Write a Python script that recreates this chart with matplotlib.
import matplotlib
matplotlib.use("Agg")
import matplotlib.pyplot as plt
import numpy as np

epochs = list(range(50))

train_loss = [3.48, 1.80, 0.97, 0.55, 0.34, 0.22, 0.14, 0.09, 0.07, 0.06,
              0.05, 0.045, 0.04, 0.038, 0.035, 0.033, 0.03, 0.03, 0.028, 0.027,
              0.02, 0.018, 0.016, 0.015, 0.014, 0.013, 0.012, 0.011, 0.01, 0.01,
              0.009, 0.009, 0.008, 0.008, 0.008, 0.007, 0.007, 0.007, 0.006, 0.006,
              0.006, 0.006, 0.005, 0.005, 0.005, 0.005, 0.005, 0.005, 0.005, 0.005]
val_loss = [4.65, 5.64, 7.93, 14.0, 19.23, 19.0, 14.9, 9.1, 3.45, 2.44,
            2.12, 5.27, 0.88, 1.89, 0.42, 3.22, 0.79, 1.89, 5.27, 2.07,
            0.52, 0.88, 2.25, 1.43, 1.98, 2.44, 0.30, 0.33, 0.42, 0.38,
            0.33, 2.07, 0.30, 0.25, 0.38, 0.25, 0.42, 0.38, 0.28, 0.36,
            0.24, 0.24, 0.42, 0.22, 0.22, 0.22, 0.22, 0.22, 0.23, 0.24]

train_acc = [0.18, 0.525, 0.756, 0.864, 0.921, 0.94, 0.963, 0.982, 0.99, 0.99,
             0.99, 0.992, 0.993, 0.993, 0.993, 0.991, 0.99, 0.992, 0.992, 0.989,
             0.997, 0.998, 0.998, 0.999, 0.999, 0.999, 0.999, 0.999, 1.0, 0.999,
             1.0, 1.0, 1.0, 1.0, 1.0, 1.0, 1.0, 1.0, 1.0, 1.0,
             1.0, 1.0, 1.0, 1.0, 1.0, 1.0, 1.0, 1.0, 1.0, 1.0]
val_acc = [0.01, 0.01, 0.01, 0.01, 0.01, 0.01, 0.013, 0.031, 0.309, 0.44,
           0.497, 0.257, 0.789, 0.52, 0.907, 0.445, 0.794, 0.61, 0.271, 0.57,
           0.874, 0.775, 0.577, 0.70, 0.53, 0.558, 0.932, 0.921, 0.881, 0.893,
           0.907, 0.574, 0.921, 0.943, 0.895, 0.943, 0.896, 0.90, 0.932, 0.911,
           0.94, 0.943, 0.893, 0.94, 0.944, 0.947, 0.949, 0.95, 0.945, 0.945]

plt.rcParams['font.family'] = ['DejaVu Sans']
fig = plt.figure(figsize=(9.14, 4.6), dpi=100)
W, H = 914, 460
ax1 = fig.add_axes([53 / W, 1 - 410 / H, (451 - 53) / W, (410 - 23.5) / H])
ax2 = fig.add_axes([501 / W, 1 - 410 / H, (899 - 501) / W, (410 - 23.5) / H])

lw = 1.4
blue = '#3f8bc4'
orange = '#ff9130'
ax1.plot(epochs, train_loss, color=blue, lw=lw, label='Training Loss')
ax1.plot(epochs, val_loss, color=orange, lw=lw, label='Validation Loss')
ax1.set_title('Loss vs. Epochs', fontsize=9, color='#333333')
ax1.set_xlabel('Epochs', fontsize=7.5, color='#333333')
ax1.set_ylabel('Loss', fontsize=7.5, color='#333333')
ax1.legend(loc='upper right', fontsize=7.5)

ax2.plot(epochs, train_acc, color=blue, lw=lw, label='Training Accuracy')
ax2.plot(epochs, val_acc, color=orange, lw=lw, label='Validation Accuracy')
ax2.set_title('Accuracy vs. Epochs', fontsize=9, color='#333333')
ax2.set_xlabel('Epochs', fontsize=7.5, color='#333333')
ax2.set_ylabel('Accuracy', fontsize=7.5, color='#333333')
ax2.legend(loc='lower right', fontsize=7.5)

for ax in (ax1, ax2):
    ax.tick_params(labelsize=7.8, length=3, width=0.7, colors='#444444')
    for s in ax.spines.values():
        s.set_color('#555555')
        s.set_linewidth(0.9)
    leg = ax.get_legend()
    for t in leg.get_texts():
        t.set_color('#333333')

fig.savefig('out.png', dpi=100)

────────────────────

All of the material above needs to be copied exactly.

== WORKED SOLUTION ==
Write a Python script that recreates this chart with matplotlib.
import matplotlib
matplotlib.use("Agg")
import matplotlib.pyplot as plt
import numpy as np

epochs = list(range(50))

train_loss = [3.48, 1.80, 0.97, 0.55, 0.34, 0.22, 0.14, 0.09, 0.07, 0.06,
              0.05, 0.045, 0.04, 0.038, 0.035, 0.033, 0.03, 0.03, 0.028, 0.027,
              0.02, 0.018, 0.016, 0.015, 0.014, 0.013, 0.012, 0.011, 0.01, 0.01,
              0.009, 0.009, 0.008, 0.008, 0.008, 0.007, 0.007, 0.007, 0.006, 0.006,
              0.006, 0.006, 0.005, 0.005, 0.005, 0.005, 0.005, 0.005, 0.005, 0.005]
val_loss = [4.65, 5.64, 7.93, 14.0, 19.23, 19.0, 14.9, 9.1, 3.45, 2.44,
            2.12, 5.27, 0.88, 1.89, 0.42, 3.22, 0.79, 1.89, 5.27, 2.07,
            0.52, 0.88, 2.25, 1.43, 1.98, 2.44, 0.30, 0.33, 0.42, 0.38,
            0.33, 2.07, 0.30, 0.25, 0.38, 0.25, 0.42, 0.38, 0.28, 0.36,
            0.24, 0.24, 0.42, 0.22, 0.22, 0.22, 0.22, 0.22, 0.23, 0.24]

train_acc = [0.18, 0.525, 0.756, 0.864, 0.921, 0.94, 0.963, 0.982, 0.99, 0.99,
             0.99, 0.992, 0.993, 0.993, 0.993, 0.991, 0.99, 0.992, 0.992, 0.989,
             0.997, 0.998, 0.998, 0.999, 0.999, 0.999, 0.999, 0.999, 1.0, 0.999,
             1.0, 1.0, 1.0, 1.0, 1.0, 1.0, 1.0, 1.0, 1.0, 1.0,
             1.0, 1.0, 1.0, 1.0, 1.0, 1.0, 1.0, 1.0, 1.0, 1.0]
val_acc = [0.01, 0.01, 0.01, 0.01, 0.01, 0.01, 0.013, 0.031, 0.309, 0.44,
           0.497, 0.257, 0.789, 0.52, 0.907, 0.445, 0.794, 0.61, 0.271, 0.57,
           0.874, 0.775, 0.577, 0.70, 0.53, 0.558, 0.932, 0.921, 0.881, 0.893,
           0.907, 0.574, 0.921, 0.943, 0.895, 0.943, 0.896, 0.90, 0.932, 0.911,
           0.94, 0.943, 0.893, 0.94, 0.944, 0.947, 0.949, 0.95, 0.945, 0.945]

plt.rcParams['font.family'] = ['DejaVu Sans']
fig = plt.figure(figsize=(9.14, 4.6), dpi=100)
W, H = 914, 460
ax1 = fig.add_axes([53 / W, 1 - 410 / H, (451 - 53) / W, (410 - 23.5) / H])
ax2 = fig.add_axes([501 / W, 1 - 410 / H, (899 - 501) / W, (410 - 23.5) / H])

lw = 1.4
blue = '#3f8bc4'
orange = '#ff9130'
ax1.plot(epochs, train_loss, color=blue, lw=lw, label='Training Loss')
ax1.plot(epochs, val_loss, color=orange, lw=lw, label='Validation Loss')
ax1.set_title('Loss vs. Epochs', fontsize=9, color='#333333')
ax1.set_xlabel('Epochs', fontsize=7.5, color='#333333')
ax1.set_ylabel('Loss', fontsize=7.5, color='#333333')
ax1.legend(loc='upper right', fontsize=7.5)

ax2.plot(epochs, train_acc, color=blue, lw=lw, label='Training Accuracy')
ax2.plot(epochs, val_acc, color=orange, lw=lw, label='Validation Accuracy')
ax2.set_title('Accuracy vs. Epochs', fontsize=9, color='#333333')
ax2.set_xlabel('Epochs', fontsize=7.5, color='#333333')
ax2.set_ylabel('Accuracy', fontsize=7.5, color='#333333')
ax2.legend(loc='lower right', fontsize=7.5)

for ax in (ax1, ax2):
    ax.tick_params(labelsize=7.8, length=3, width=0.7, colors='#444444')
    for s in ax.spines.values():
        s.set_color('#555555')
        s.set_linewidth(0.9)
    leg = ax.get_legend()
    for t in leg.get_texts():
        t.set_color('#333333')

fig.savefig('out.png', dpi=100)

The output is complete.